Intentional leadership results will be to develop a  systems and structures to ensure accountability, sustainability and follow through.

CHARACTERISTICS THAT SEPARATE GREAT LEADERS FROM OTHER LEADERS

1. TALK LESS, LISTEN MORE

Great leaders talk less and listen more.

That’s counterintuitive because I think in the back of our minds it’s easy to imagine that becoming a great leader will one day make us Yoda: you spout wisdom while people gather at your feet.

But the truly great leaders I’ve been around listen with astonishing frequency.

There are a few reasons why listening is a fantastic leadership skill.

First, it’s easy to misjudge a situation. I do it all the time. The longer you listen, the more you understand. You pick up nuances. You gain context. And often, in the process of listening, what you think about a situation changes.

Second, when you listen, the person you’re engaging with feels heard. Nobody likes to be dismissed, judged, or blown off. When you’re engaging with someone who talks but never listens, that’s exactly how you end up feeling.

Third, when you’re talking you’re not learning. As many leaders have said, you never learn when your mouth is open. Even for those of us who are verbal processors, that’s still true.

If you want to become a better leader, shut your mouth. Talk less. Listen more.

2. ASK QUESTIONS INSTEAD OF GIVING ANSWERS

The best leaders ask questions. A lot of them.

Often when I’m around top leaders, it can be hard to get a question in because they keep asking you questions, even though (arguably) you have far more to learn from them than they do from you.

The other day, I got an email from a top podcaster who asked me a question about my show. He probably has 3x the downloads I do, but is always seeking to learn, grow and adapt.

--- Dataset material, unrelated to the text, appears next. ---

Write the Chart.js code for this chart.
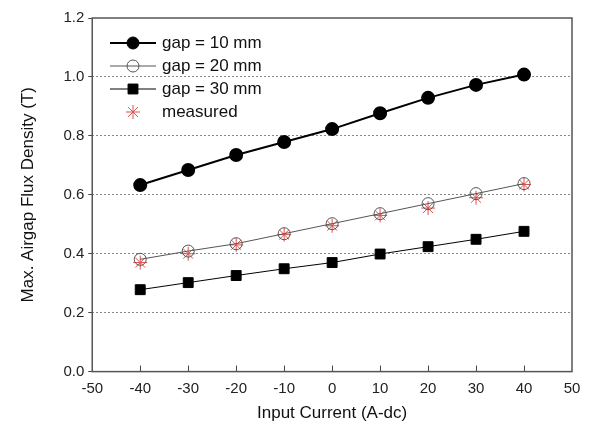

Which of course, makes him the great leader that many (including me) see him as.

Great leaders rush to a question far more than they rush to an answer.

3. STAY QUIET ABOUT THEMSELVES

Sometimes you can meet a truly world-class leader and miss the fact that you’ve met one.

Why?

Because they’re not going to brag about themselves. Then you google them later and realize they’ve written a bunch of best-selling books, lead at a very high level and are a sought-after expert.

Whenever you meet a leader who tells you how great they are, they usually aren’t. Great leaders honor others, not themselves.

4. CONNECT INSTEAD OF CLIMB

When you’re in a crowd, it’s not that hard to spot the social climbers.

Not only are they the ones who are looking past you to see if there are any more important people in the room they need to connect with, but they also seem less interested in you than they are in what you can do for them.

In my experience, truly great leaders don’t get to the top because they climb but because they connect. They’re interested in other people. They learn from them. They listen.

Sure, you can get to the top by climbing, but the truly great leaders don’t climb over you. Instead, their greatness comes from their desire to connect with you.

They care about you, no matter how much or little you bring to the table.

And isn’t that the kind of leader you be around anyway?

5. CONTRIBUTE RATHER THAN CRITICIZE

It’s never been easier to criticize, and now that everyone has a phone and some followers, more people than ever are doing it.

Great leaders never take the time to criticize. Why? Because they’re too busy contributing.

You kind of have a choice in life: you can be a critic or a contributor. You won’t be able to do both over the long haul.

That doesn’t mean you shouldn’t look at things critically or occasionally critique something, but that it does mean is that your opinion and comments are collected to help you shape what you’re building.

The problem with a lot of critics today is that they’re building nothing.

You might argue that they’re trying to build up their self-esteem or find some significance through their negativism. But great leaders realize you can’t build yourself up by tearing other people down.

This bears out again in talking with top leaders; rarely do they spend time criticizing others. They just don’t go there.

So you really have to make a choice. Are you going to contribute, or are you going to criticize?

If you want to become a great leader, stop criticizing and start contributing.